Determine how many lines below hold the string "using". Reply with the number alone.

- - -

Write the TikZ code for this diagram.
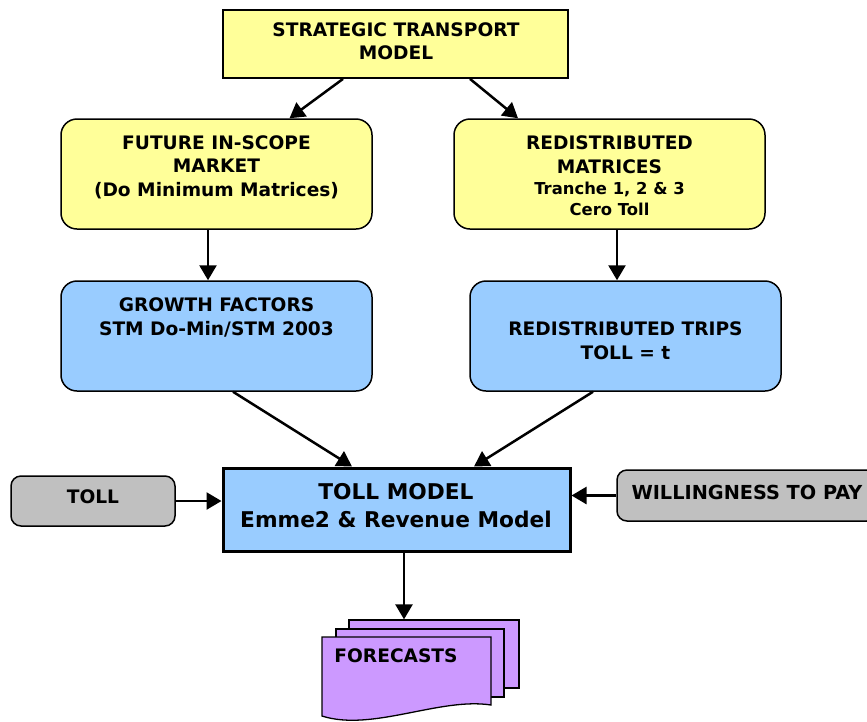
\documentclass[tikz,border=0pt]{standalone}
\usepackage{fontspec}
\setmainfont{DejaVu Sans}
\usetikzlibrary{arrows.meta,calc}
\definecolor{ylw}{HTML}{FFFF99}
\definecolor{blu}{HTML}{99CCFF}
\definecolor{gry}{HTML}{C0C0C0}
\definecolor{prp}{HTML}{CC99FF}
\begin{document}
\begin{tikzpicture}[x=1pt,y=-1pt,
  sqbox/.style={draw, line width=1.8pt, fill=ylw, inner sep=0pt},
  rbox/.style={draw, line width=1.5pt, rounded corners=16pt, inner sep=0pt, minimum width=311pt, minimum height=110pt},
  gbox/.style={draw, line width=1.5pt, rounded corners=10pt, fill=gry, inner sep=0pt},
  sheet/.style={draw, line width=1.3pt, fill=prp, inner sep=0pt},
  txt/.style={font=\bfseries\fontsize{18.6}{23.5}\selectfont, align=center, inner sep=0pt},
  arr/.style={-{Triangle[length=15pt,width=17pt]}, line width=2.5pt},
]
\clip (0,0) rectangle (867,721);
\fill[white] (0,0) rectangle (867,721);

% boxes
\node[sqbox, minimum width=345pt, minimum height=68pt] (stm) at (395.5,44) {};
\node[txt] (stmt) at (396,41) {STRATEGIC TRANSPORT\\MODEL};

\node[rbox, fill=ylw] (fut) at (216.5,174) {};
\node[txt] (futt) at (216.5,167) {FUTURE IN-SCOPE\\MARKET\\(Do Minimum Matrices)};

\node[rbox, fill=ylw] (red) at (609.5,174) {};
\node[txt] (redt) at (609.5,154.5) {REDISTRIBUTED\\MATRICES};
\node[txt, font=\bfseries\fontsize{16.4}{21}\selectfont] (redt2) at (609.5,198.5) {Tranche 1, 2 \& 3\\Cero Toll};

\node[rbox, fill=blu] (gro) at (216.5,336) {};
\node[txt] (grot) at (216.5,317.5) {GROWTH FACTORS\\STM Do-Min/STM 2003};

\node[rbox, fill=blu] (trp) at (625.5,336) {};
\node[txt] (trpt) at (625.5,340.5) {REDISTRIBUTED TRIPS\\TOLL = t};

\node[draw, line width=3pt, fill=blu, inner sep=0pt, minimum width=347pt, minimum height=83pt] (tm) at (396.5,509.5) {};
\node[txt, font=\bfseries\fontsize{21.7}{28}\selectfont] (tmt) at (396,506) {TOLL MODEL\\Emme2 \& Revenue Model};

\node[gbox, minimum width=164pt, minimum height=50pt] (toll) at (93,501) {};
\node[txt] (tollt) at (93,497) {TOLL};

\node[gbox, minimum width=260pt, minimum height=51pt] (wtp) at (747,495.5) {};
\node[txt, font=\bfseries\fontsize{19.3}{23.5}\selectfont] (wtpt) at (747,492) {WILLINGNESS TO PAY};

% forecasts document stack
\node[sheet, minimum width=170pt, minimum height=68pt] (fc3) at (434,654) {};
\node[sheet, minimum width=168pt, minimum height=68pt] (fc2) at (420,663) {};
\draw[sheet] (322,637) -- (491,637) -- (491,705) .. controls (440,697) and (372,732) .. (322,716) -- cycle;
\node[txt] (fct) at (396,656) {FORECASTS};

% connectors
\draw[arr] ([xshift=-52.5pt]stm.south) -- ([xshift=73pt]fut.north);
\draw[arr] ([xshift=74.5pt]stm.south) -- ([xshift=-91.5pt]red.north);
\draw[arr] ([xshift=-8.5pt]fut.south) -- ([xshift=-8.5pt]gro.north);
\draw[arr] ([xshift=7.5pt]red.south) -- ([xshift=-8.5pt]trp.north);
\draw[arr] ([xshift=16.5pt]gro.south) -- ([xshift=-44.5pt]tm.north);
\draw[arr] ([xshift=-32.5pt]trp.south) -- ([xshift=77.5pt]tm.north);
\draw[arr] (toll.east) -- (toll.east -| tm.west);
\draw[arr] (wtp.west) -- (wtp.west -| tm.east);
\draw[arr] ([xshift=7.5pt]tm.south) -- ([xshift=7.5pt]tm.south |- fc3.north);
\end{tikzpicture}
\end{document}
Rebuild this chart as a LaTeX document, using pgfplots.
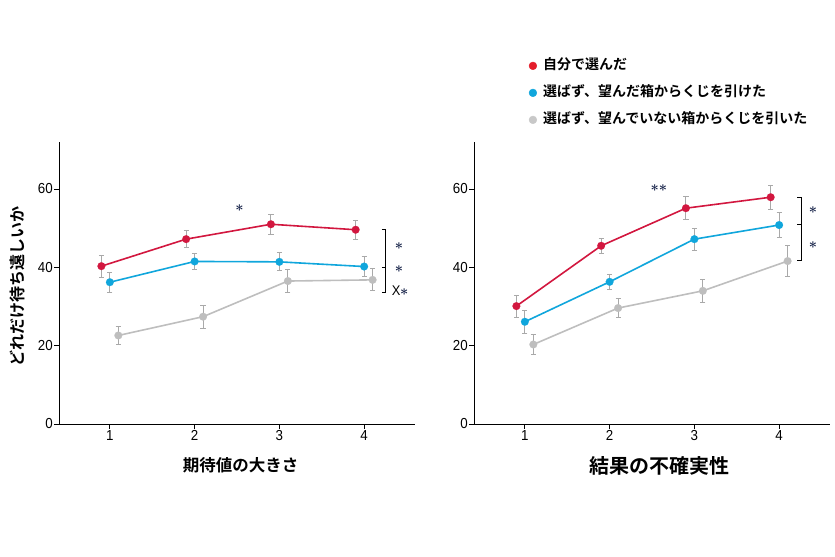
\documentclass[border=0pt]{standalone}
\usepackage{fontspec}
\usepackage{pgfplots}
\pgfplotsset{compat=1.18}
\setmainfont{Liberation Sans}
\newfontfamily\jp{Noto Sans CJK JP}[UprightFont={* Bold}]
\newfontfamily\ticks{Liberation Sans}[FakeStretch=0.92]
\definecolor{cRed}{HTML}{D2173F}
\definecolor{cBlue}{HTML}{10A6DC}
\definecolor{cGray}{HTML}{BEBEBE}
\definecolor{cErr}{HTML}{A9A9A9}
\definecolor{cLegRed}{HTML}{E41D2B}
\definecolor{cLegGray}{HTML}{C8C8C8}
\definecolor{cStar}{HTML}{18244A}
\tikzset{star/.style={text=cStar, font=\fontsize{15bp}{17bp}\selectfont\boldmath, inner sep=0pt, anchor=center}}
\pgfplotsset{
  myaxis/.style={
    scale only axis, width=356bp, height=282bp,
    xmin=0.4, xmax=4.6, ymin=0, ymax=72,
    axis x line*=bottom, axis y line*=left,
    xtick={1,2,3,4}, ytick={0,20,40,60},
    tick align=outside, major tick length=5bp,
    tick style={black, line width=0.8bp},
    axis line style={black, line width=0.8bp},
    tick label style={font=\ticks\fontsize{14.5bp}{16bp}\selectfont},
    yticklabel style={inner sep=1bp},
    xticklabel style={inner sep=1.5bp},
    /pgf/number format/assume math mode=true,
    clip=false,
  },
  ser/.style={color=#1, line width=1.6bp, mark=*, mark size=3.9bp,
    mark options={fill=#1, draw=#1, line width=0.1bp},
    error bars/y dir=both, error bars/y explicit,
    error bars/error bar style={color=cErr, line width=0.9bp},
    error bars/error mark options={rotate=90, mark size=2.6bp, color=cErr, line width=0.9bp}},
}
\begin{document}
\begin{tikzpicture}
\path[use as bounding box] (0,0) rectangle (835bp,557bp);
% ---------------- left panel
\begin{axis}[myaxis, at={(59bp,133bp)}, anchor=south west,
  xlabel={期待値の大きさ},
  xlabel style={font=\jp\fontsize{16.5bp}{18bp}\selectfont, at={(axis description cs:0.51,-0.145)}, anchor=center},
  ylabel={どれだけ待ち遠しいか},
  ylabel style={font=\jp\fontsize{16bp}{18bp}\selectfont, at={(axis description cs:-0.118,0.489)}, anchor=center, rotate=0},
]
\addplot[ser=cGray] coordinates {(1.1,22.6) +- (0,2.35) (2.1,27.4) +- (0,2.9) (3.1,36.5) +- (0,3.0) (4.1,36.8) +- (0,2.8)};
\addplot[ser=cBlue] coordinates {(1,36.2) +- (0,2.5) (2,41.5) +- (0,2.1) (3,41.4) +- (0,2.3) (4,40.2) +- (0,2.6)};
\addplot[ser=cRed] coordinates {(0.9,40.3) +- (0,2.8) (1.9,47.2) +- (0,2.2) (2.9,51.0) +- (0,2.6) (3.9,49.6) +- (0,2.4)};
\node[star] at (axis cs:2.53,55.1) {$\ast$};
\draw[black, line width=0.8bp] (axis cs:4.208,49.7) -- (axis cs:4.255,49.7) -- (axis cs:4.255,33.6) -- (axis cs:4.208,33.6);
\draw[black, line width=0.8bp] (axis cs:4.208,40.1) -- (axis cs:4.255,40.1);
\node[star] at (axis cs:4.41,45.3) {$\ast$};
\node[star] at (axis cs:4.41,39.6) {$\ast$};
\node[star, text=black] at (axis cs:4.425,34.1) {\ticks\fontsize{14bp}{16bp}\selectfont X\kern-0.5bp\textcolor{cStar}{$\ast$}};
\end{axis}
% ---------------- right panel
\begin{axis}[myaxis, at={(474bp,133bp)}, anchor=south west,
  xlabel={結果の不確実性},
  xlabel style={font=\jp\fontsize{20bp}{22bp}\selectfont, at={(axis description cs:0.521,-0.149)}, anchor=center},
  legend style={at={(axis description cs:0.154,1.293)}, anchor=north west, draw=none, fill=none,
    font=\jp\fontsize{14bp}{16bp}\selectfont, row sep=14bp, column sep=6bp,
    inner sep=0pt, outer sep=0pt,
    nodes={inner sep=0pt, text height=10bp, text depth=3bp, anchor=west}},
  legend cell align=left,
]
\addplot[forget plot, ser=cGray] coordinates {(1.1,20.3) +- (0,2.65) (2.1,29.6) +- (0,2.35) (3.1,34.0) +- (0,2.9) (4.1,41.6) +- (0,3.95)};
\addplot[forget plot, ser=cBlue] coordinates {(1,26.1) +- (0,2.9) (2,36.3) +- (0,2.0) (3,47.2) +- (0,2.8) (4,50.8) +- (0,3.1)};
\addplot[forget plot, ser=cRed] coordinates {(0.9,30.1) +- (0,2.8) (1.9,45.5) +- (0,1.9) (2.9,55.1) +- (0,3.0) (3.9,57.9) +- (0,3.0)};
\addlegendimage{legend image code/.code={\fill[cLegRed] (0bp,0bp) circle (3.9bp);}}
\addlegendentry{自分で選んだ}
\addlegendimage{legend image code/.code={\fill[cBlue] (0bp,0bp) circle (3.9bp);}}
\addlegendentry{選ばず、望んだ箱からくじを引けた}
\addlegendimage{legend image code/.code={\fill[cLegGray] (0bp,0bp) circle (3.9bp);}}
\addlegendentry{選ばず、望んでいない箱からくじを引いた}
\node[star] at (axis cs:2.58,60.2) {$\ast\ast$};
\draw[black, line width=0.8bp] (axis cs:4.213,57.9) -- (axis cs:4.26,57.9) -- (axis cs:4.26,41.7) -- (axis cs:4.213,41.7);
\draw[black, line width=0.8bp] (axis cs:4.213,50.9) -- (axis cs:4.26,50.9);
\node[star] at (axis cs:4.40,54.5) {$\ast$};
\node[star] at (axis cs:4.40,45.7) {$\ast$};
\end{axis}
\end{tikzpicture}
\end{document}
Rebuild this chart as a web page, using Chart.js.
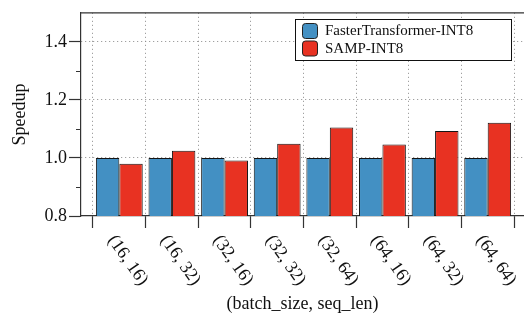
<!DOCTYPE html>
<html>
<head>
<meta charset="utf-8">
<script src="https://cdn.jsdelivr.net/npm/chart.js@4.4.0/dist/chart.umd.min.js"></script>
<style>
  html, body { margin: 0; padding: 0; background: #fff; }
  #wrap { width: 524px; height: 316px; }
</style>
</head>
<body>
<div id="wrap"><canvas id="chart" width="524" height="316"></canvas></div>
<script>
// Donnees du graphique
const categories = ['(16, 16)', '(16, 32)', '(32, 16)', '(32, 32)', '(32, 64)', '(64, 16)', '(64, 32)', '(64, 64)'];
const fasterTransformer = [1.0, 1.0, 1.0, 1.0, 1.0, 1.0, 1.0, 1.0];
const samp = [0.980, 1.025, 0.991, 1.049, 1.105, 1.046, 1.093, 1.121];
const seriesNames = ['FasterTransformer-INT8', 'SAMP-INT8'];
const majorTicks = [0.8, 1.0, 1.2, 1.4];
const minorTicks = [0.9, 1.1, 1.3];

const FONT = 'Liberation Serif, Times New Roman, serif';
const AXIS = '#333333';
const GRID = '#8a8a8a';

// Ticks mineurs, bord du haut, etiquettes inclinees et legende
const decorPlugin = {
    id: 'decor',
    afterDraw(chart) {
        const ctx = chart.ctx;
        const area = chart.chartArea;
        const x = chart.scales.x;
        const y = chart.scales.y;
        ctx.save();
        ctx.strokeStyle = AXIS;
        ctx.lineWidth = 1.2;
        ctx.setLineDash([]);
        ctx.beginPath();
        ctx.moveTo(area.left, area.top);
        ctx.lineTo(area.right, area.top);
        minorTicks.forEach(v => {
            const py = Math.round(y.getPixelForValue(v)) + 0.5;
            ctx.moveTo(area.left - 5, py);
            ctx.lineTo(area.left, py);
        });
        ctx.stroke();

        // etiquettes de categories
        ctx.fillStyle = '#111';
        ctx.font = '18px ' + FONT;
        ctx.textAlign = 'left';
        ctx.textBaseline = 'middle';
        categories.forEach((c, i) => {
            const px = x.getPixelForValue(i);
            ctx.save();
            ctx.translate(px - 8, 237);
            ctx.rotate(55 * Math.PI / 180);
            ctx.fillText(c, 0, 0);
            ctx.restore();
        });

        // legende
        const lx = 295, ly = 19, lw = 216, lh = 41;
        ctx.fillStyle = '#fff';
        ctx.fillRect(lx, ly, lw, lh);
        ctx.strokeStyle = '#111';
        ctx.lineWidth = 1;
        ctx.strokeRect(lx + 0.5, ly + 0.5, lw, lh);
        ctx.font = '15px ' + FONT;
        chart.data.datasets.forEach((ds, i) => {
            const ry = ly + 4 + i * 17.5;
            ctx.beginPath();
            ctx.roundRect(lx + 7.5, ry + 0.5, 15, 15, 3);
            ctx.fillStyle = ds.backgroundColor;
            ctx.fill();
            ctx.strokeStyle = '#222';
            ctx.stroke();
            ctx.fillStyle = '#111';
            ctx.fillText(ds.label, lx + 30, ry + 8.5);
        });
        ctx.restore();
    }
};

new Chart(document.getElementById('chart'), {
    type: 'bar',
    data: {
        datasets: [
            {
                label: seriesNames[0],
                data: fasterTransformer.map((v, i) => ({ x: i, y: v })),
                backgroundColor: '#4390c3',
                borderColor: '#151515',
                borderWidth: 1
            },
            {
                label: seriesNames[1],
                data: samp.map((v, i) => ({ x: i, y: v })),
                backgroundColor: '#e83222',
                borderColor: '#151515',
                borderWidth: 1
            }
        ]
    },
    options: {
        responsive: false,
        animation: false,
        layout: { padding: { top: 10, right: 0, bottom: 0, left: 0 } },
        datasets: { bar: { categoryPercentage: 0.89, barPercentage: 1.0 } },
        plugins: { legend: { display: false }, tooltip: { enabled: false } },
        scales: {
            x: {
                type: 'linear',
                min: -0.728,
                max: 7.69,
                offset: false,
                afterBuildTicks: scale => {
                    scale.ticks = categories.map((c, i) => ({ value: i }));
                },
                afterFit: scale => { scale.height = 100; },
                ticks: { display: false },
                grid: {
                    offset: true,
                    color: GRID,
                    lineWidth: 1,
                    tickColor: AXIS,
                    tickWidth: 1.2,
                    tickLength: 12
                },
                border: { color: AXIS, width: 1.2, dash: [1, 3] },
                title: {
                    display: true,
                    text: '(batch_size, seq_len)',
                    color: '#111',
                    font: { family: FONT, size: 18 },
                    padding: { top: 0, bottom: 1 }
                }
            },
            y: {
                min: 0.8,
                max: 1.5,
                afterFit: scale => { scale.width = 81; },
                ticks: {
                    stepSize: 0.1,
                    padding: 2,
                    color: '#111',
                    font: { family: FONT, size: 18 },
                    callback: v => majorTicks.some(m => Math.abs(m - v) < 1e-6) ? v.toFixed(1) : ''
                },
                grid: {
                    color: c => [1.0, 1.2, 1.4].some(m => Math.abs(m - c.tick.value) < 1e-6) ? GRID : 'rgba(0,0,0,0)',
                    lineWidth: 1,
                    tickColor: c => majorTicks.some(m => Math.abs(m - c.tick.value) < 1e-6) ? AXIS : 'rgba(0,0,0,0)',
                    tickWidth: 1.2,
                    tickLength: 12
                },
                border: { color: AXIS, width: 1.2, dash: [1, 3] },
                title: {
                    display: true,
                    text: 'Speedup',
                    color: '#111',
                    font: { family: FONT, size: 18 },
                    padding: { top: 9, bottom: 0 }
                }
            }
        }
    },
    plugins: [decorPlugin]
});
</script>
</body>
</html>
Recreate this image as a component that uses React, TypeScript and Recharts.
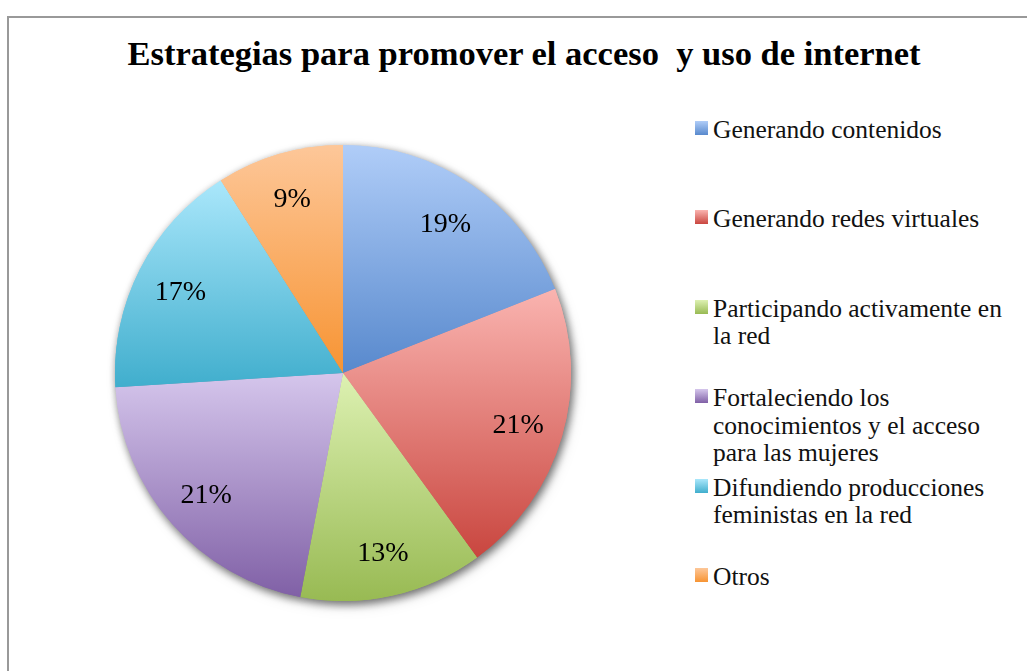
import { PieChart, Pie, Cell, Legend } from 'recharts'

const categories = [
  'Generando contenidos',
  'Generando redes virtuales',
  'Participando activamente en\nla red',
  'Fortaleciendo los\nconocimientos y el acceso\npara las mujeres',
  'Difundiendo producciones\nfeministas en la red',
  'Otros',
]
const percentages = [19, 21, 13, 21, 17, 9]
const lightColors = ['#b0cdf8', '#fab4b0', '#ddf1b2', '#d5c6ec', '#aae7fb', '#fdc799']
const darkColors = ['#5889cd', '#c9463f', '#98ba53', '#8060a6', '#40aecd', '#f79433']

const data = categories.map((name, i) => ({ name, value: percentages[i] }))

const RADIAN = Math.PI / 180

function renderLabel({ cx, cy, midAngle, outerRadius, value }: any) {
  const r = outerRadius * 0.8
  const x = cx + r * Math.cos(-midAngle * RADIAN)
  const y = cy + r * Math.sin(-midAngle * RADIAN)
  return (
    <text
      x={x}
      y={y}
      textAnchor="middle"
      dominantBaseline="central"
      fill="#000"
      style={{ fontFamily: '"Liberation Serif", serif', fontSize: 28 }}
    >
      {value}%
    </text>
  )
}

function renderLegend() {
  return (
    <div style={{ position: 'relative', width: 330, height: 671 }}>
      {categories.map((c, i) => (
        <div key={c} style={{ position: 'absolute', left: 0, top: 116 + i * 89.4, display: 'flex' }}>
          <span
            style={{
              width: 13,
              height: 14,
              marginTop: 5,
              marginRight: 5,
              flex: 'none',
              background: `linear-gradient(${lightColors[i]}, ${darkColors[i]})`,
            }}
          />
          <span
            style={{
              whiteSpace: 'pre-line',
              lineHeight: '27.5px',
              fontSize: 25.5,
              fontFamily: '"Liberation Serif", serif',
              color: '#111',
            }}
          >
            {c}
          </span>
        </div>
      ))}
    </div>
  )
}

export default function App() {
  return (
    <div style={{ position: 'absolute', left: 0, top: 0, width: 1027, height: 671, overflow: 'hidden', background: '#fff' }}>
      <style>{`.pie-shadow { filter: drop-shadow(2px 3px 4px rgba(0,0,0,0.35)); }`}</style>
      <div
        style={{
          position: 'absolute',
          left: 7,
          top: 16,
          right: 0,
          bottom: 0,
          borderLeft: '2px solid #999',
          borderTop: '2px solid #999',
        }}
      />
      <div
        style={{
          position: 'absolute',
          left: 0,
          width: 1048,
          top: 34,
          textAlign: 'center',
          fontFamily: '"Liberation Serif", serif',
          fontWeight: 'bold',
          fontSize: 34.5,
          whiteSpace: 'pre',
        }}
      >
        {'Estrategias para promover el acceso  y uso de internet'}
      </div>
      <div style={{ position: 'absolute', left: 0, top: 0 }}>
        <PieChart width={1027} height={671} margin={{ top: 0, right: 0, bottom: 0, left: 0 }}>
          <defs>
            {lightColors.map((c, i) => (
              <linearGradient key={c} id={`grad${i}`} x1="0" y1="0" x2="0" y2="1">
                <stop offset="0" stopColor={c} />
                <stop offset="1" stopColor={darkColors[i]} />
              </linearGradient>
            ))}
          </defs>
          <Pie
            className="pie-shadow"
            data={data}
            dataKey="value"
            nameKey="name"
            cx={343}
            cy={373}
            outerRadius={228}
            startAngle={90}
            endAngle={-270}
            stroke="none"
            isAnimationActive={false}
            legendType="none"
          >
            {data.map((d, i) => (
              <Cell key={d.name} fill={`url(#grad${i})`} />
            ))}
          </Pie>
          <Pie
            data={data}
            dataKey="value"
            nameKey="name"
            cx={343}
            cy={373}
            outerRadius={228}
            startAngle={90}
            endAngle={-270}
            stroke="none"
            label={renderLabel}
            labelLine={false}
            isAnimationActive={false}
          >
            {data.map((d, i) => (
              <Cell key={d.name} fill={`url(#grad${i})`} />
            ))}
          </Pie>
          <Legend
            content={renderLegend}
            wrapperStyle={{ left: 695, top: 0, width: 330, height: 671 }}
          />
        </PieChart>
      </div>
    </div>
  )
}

- - -

→ Answer to the task
2